#### [Data excerpt]
** Begin **
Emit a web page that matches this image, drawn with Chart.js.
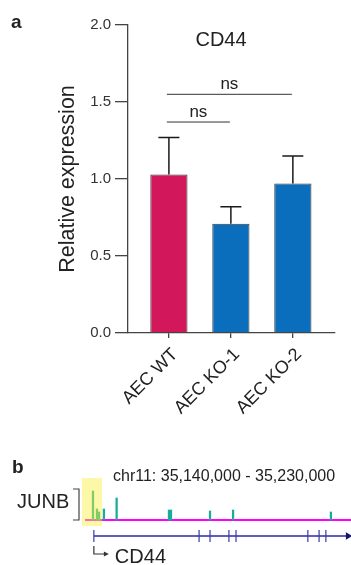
<!DOCTYPE html>
<html lang="en">
<head>
  <meta charset="UTF-8" />
  <title>CD44 expression</title>
  <script src="https://cdn.jsdelivr.net/npm/chart.js"></script>
  <style>
    body { margin: 0; background: #fff; }
    #wrap { position: relative; width: 351px; height: 565px; overflow: hidden; }
    #barBox { position: absolute; left: 0; top: 0; width: 351px; height: 445px; }
    #trackBox { position: absolute; left: 0; top: 440px; width: 351px; height: 125px; }
  </style>
</head>
<body>
  <div id="wrap">
    <div id="barBox"><canvas id="barChart"></canvas></div>
    <div id="trackBox"><canvas id="trackChart"></canvas></div>
  </div>

  <script>
    // panel a: qPCR bars
    const groups = ['AEC WT', 'AEC KO-1', 'AEC KO-2'];
    const means = [1.03, 0.71, 0.97];
    const errUp = [0.24, 0.11, 0.18];
    const barColors = ['#D2185A', '#0A6EBD', '#0A6EBD'];
    const yTicks = [0, 0.5, 1.0, 1.5, 2.0];

    // significance brackets
    const sigFrom = [0, 0];
    const sigTo = [1, 2];
    const sigY = [1.37, 1.55];
    const sigText = ['ns', 'ns'];

    // panel b: genome track (chr11)
    const regionStart = 35140000;
    const regionEnd = 35230000;
    const peakPos = [35142700, 35144050, 35144750, 35146400, 35150700, 35168400, 35169100, 35182300, 35190100, 35223200];
    const peakHeight = [29, 11, 8, 11, 22, 10, 10, 9, 10, 8];
    const highlightStart = 35139000;
    const highlightEnd = 35145750;
    const geneStart = 35143000;
    const geneEnd = 35229000;
    const exonPos = [35178600, 35182300, 35188700, 35191100, 35215400, 35219200, 35221500];

    const FONT = "'Liberation Sans', Arial, sans-serif";
    const INK = '#222';

    const barAnnot = {
      id: 'barAnnot',
      afterDatasetsDraw(chart) {
        const { ctx, scales: { x, y } } = chart;
        ctx.save();
        // error bars (upper only)
        ctx.strokeStyle = '#1a1a1a';
        ctx.lineWidth = 1.5;
        means.forEach((m, i) => {
          const px = x.getPixelForValue(i);
          const top = y.getPixelForValue(m + errUp[i]);
          ctx.beginPath();
          ctx.moveTo(px, y.getPixelForValue(m));
          ctx.lineTo(px, top);
          ctx.moveTo(px - 10.5, top);
          ctx.lineTo(px + 10.5, top);
          ctx.stroke();
        });
        // ns lines
        ctx.strokeStyle = '#333';
        ctx.lineWidth = 1;
        ctx.fillStyle = INK;
        ctx.font = '17px ' + FONT;
        ctx.textAlign = 'center';
        ctx.textBaseline = 'alphabetic';
        sigY.forEach((v, i) => {
          const x0 = x.getPixelForValue(sigFrom[i]) - 2;
          const x1 = x.getPixelForValue(sigTo[i]) - 1;
          const py = y.getPixelForValue(v);
          ctx.beginPath();
          ctx.moveTo(x0, py);
          ctx.lineTo(x1, py);
          ctx.stroke();
          ctx.fillText(sigText[i], (x0 + x1) / 2, py - 5);
        });
        // title + panel letter
        ctx.font = '20px ' + FONT;
        ctx.textBaseline = 'middle';
        ctx.fillText('CD44', 221, 40);
        ctx.font = 'bold 19px ' + FONT;
        ctx.textAlign = 'left';
        ctx.textBaseline = 'alphabetic';
        ctx.fillText('a', 11, 28);
        ctx.restore();
      }
    };

    new Chart(document.getElementById('barChart'), {
      type: 'bar',
      data: {
        datasets: [{
          data: means.map((m, i) => ({ x: i, y: m })),
          backgroundColor: barColors,
          borderColor: '#3a3a3a',
          borderWidth: 1,
          barPercentage: 0.6,
          categoryPercentage: 1.0
        }]
      },
      options: {
        responsive: true,
        maintainAspectRatio: false,
        animation: false,
        layout: { padding: { top: 25, right: 16, left: 0, bottom: 0 } },
        plugins: { legend: { display: false }, tooltip: { enabled: false } },
        scales: {
          x: {
            type: 'linear',
            min: -0.66,
            max: 2.68,
            offset: false,
            afterBuildTicks: s => { s.ticks = groups.map((g, i) => ({ value: i })); },
            afterFit: s => { s.height = 112; },
            ticks: {
              callback: v => groups[v],
              maxRotation: 45,
              minRotation: 45,
              color: INK,
              font: { family: FONT, size: 18 },
              padding: 6,
              labelOffset: 6
            },
            grid: { drawOnChartArea: false, offset: false, tickLength: 5, color: '#444', lineWidth: 1.3 },
            border: { color: '#444', width: 1.3 }
          },
          y: {
            min: 0,
            max: 2,
            afterBuildTicks: s => { s.ticks = yTicks.map(v => ({ value: v })); },
            afterFit: s => { s.width = 128; },
            ticks: {
              callback: v => v.toFixed(1),
              color: '#333',
              font: { family: FONT, size: 15 },
              padding: 4
            },
            grid: { drawOnChartArea: false, tickLength: 13, color: '#444', lineWidth: 1.3 },
            border: { color: '#444', width: 1.3 },
            title: {
              display: true,
              text: 'Relative expression',
              color: INK,
              font: { family: FONT, size: 21.5 },
              padding: { top: 55, bottom: 0 }
            }
          }
        }
      },
      plugins: [barAnnot]
    });

    const trackAnnot = {
      id: 'trackAnnot',
      afterDatasetsDraw(chart) {
        const { ctx, scales: { x, y } } = chart;
        ctx.save();
        // highlight box over the JUNB peak
        const hx0 = x.getPixelForValue(highlightStart);
        const hx1 = x.getPixelForValue(highlightEnd);
        const hy0 = y.getPixelForValue(42);
        const hy1 = y.getPixelForValue(-6);
        ctx.fillStyle = 'rgba(250, 240, 60, 0.45)';
        ctx.fillRect(hx0, hy0, hx1 - hx0, hy1 - hy0);

        ctx.fillStyle = INK;
        ctx.font = 'bold 19px ' + FONT;
        ctx.textAlign = 'left';
        ctx.fillText('b', 12, 33);

        ctx.font = '16px ' + FONT;
        ctx.textBaseline = 'middle';
        ctx.fillText('chr11: 35,140,000 - 35,230,000', 113, 37);

        ctx.font = '20px ' + FONT;
        ctx.fillText('JUNB', 17, 62);
        // bracket
        ctx.strokeStyle = '#444';
        ctx.lineWidth = 1.2;
        ctx.beginPath();
        ctx.moveTo(73, 49);
        ctx.lineTo(79, 49);
        ctx.lineTo(79, 80);
        ctx.lineTo(73, 80);
        ctx.stroke();

        // TSS arrow
        const tss = x.getPixelForValue(geneStart);
        const gy = y.getPixelForValue(-16);
        ctx.strokeStyle = '#333';
        ctx.lineWidth = 1.2;
        ctx.beginPath();
        ctx.moveTo(tss, gy + 10);
        ctx.lineTo(tss, gy + 18);
        ctx.lineTo(tss + 13, gy + 18);
        ctx.stroke();
        ctx.fillStyle = '#333';
        ctx.beginPath();
        ctx.moveTo(tss + 15, gy + 18);
        ctx.lineTo(tss + 10, gy + 15.5);
        ctx.lineTo(tss + 10, gy + 20.5);
        ctx.closePath();
        ctx.fill();

        ctx.fillStyle = INK;
        ctx.font = '20px ' + FONT;
        ctx.fillText('CD44', tss + 21, gy + 21);
        ctx.restore();
      }
    };

    const peakColors = peakPos.map(p => (p <= highlightEnd ? '#1fae8a' : '#19ab9c'));
    const exonPoints = [geneStart].concat(exonPos).map(p => ({ x: p, y: -16 }));

    new Chart(document.getElementById('trackChart'), {
      type: 'bar',
      data: {
        datasets: [
          {
            type: 'line',
            data: [{ x: regionStart, y: 0 }, { x: regionEnd, y: 0 }],
            borderColor: '#FF00FF',
            borderWidth: 2.2,
            pointRadius: 0,
            order: 3
          },
          {
            type: 'bar',
            data: peakPos.map((p, i) => ({ x: p, y: peakHeight[i] })),
            backgroundColor: peakColors,
            barThickness: 1.6,
            order: 2
          },
          {
            type: 'line',
            data: [{ x: geneStart, y: -16 }, { x: geneEnd, y: -16 }],
            borderColor: '#2a2a9a',
            borderWidth: 1.3,
            pointRadius: [0, 3],
            pointStyle: 'triangle',
            rotation: 90,
            pointBackgroundColor: '#14146e',
            pointBorderColor: '#14146e',
            clip: false,
            order: 1
          },
          {
            type: 'scatter',
            data: exonPoints,
            pointStyle: 'line',
            rotation: 90,
            pointRadius: 6,
            borderColor: '#3a3aa8',
            borderWidth: 1.2,
            clip: false,
            order: 0
          }
        ]
      },
      options: {
        responsive: true,
        maintainAspectRatio: false,
        animation: false,
        layout: { autoPadding: false, padding: { top: 40, right: 0, left: 85, bottom: 15 } },
        plugins: { legend: { display: false }, tooltip: { enabled: false } },
        scales: {
          x: { type: 'linear', min: regionStart, max: regionEnd, offset: false, display: false },
          y: { min: -30, max: 40, display: false }
        }
      },
      plugins: [trackAnnot]
    });
  </script>
</body>
</html>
** End **
#### [Your objective]
Repeat the listing above exactly from its first line to the line containing "const INK = '#222';", both included, and omit the pictures.

#### [The solution]
Emit a web page that matches this image, drawn with Chart.js.
<!DOCTYPE html>
<html lang="en">
<head>
  <meta charset="UTF-8" />
  <title>CD44 expression</title>
  <script src="https://cdn.jsdelivr.net/npm/chart.js"></script>
  <style>
    body { margin: 0; background: #fff; }
    #wrap { position: relative; width: 351px; height: 565px; overflow: hidden; }
    #barBox { position: absolute; left: 0; top: 0; width: 351px; height: 445px; }
    #trackBox { position: absolute; left: 0; top: 440px; width: 351px; height: 125px; }
  </style>
</head>
<body>
  <div id="wrap">
    <div id="barBox"><canvas id="barChart"></canvas></div>
    <div id="trackBox"><canvas id="trackChart"></canvas></div>
  </div>

  <script>
    // panel a: qPCR bars
    const groups = ['AEC WT', 'AEC KO-1', 'AEC KO-2'];
    const means = [1.03, 0.71, 0.97];
    const errUp = [0.24, 0.11, 0.18];
    const barColors = ['#D2185A', '#0A6EBD', '#0A6EBD'];
    const yTicks = [0, 0.5, 1.0, 1.5, 2.0];

    // significance brackets
    const sigFrom = [0, 0];
    const sigTo = [1, 2];
    const sigY = [1.37, 1.55];
    const sigText = ['ns', 'ns'];

    // panel b: genome track (chr11)
    const regionStart = 35140000;
    const regionEnd = 35230000;
    const peakPos = [35142700, 35144050, 35144750, 35146400, 35150700, 35168400, 35169100, 35182300, 35190100, 35223200];
    const peakHeight = [29, 11, 8, 11, 22, 10, 10, 9, 10, 8];
    const highlightStart = 35139000;
    const highlightEnd = 35145750;
    const geneStart = 35143000;
    const geneEnd = 35229000;
    const exonPos = [35178600, 35182300, 35188700, 35191100, 35215400, 35219200, 35221500];

    const FONT = "'Liberation Sans', Arial, sans-serif";
    const INK = '#222';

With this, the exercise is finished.